Methodology

This page states exactly how The State of Small-Business Websites was produced: how the sample was drawn, what was measured, how the crawl behaved, what the data does not claim, and how a site owner can ask to be excluded. Transparency is what makes a number citable, so nothing here is left implicit.

The sample

The 2026 edition measured 391 public small-business websites, drawn from a working list of independent businesses concentrated in Ontario and other Canadian provinces. The list is reproducible: it is built from a fixed seed and sampled deterministically, so re-running the pipeline on the same inputs selects the same sites. The sample is stratified across industries so that no single industry dominates the cuts, and only an industry with at least 20 measured sites is reported as its own row.
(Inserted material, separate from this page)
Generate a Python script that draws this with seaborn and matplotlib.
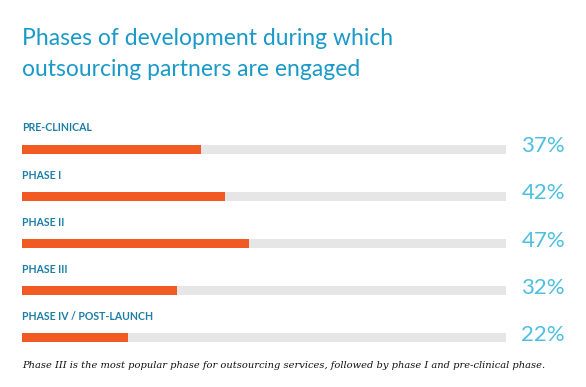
import matplotlib
matplotlib.use("Agg")
import matplotlib.pyplot as plt
import seaborn as sns
import pandas as pd

categories = ["PRE-CLINICAL", "PHASE I", "PHASE II", "PHASE III", "PHASE IV / POST-LAUNCH"]
values = [37, 42, 47, 32, 22]
track = [100, 100, 100, 100, 100]
title_lines = ["Phases of development during which", "outsourcing partners are engaged"]
note = "Phase III is the most popular phase for outsourcing services, followed by phase I and pre-clinical phase."

sns.set_theme(style="white")
plt.rcParams["font.family"] = ["Lato", "DejaVu Sans"]

df = pd.DataFrame({"category": categories, "value": values, "track": track})

fig = plt.figure(figsize=(5.86, 3.87), dpi=100)
W, H = 586, 387
left, right = 22, 506
ytop, ybot = 125.4, 361.6
ax = fig.add_axes([left / W, 1 - ybot / H, (right - left) / W, (ybot - ytop) / H])

sns.barplot(data=df, x="track", y="category", color="#e6e6e6", width=0.19, ax=ax,
            orient="h", saturation=1, edgecolor="none")
sns.barplot(data=df, x="value", y="category", color="#f15a22", width=0.19, ax=ax,
            orient="h", saturation=1, edgecolor="none")

ax.set_xlim(0, 100)
ax.set_ylim(4.5, -0.5)
ax.axis("off")

for i, (c, v) in enumerate(zip(categories, values)):
    ax.text(0, i - 0.45, c, ha="left", va="center", fontsize=7.6, fontweight="bold",
            color="#1c7ea6", clip_on=False)
    ax.text(103.2, i - 0.06, f"{v}%", ha="left", va="center", fontsize=16,
            fontweight="normal", color="#4dbfe0", clip_on=False)

for k, line in enumerate(title_lines):
    fig.text(22 / W, 1 - (45 + 31 * k) / H, line, ha="left", va="baseline",
             fontsize=16.5, color="#1a9ac9")
fig.text(22 / W, 1 - 365 / H, note, ha="left", va="center", fontsize=7.15,
         style="italic", color="#111111", family=["DejaVu Serif"])

fig.savefig("out.png", dpi=100)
The crawl attempted 420 sites and analyzed 391. The other 29were excluded for an honest reason: the homepage returned an error, the request timed out, the site blocked automated access, or the site's robots.txt disallowed our crawler (which we respect). Of those, 7 were excluded specifically because robots.txt told us not to crawl.

The seed is built from internal market-research lists. Those lists are used only as a source of public website addresses to measure. No business on them is contacted as part of this research, and no business name appears in the published data or in the stored crawl files.

What was measured per site

One public homepage was fetched per site, and these page-level signals were extracted from it. Every signal is a presence check or a count, never a judgment.

HTTPS: whether the homepage served over HTTPS after redirects.
Mobile viewport: whether a viewport meta tag was present, the minimum a page needs to adapt to a phone.
Title and meta description: whether each was present, and its length. The text itself was not stored, only its length.
Structured data: whether the page carried JSON-LD or microdata, and which schema.org types appeared.
OpenGraph: whether OpenGraph tags were present for social and messaging previews.
Page weight: the size of the homepage HTML in bytes, plus counts of script and stylesheet references as a cheap proxy for additional weight.
Platform: the website builder or framework, inferred from fingerprints in the markup (WordPress, Wix, Squarespace, Shopify, the GoDaddy builder, and others). A site with no recognized fingerprint is recorded as custom or unidentified.
Copyright-year recency: the most recent year shown in a copyright notice, used as a proxy for whether the site has been refreshed. Only the year was read, never the surrounding text.
Blog presence: whether the homepage linked to a blog, news, or articles section.

Definitions

No structured data means the homepage carried neither JSON-LD nor microdata, so a search engine or an AI assistant had no machine-readable statement of what the business is.

Stale copyright means a site that displayed a copyright year three or more years before the crawl year. The percentage is taken only over sites that showed a year at all, and that base is stated wherever the figure appears.

Median page weight is the median size of the homepage HTML document, in kilobytes, across the sample.

The ethics of the crawl

The crawl measured public pages the way a search engine does, and nothing more. Specifically:

Public pages only. One public homepage per site. No login walls, no private pages, no forms submitted.
Robots respected.The crawler read each site's robots.txt first and did not fetch any site that disallowed it. 7 sites were excluded on that basis.
Rate limited. At least two seconds between requests to the same domain, with bounded concurrency across domains, so no site saw meaningful load.
Identifiable. The crawler identified itself with the user agent AtlasForgeResearchBot/1.0 (+https://www.atlasforge.one/research/state-of-small-business-websites/methodology), which links back to this page, so any owner who saw it in their logs could find out who we are.
No personal data. No email address, phone number, contact name, or business name was collected or stored. The stored data is page-level signals keyed only to a website host. This is the measurement, not outreach: no business was contacted as part of this research.

Limits

This is an initial sample of 391 sites, not a census. The findings are honest for the sample and are not extrapolated to every small-business website. The sample is concentrated in Ontario and other Canadian provinces, so a figure may not hold in a different market.

The signals are homepage-level and structural. A missing meta description or a missing schema block is a real, measurable gap, but it is not a verdict on a business or its service. A site can be missing every signal here and still serve its customers well; the data measures the website, not the company.

Total page weight beyond the HTML document (images, scripts, fonts, third-party embeds) was not fully measured in this edition. A performance subsample using a scoring service is planned for a future edition and will be disclosed here when it runs.

Requesting exclusion

If you own a site and would prefer it not be included in a future edition, email hello@atlasforge.one with the domain and we will exclude it from the next crawl. The published data already names no business, so there is nothing about your specific site to remove from this edition; the request applies to future crawls. This is an inbound request you make to us; we do not reach out to ask.

You can also block AtlasForgeResearchBot in your robots.txt, and the crawler will skip your site, the same as it did for the 7 sites excluded that way this round.

Reproducibility

The pipeline (seed, crawl, aggregate) and the aggregate dataset are committed in the AtlasForge repository. The dataset carries the crawl date and the sample size, so every number in the report is auditable against the committed data. The report is dated 2026-06-10 and refreshed annually; the next edition is published at a dated URL and this one is kept, so the time series itself becomes a record.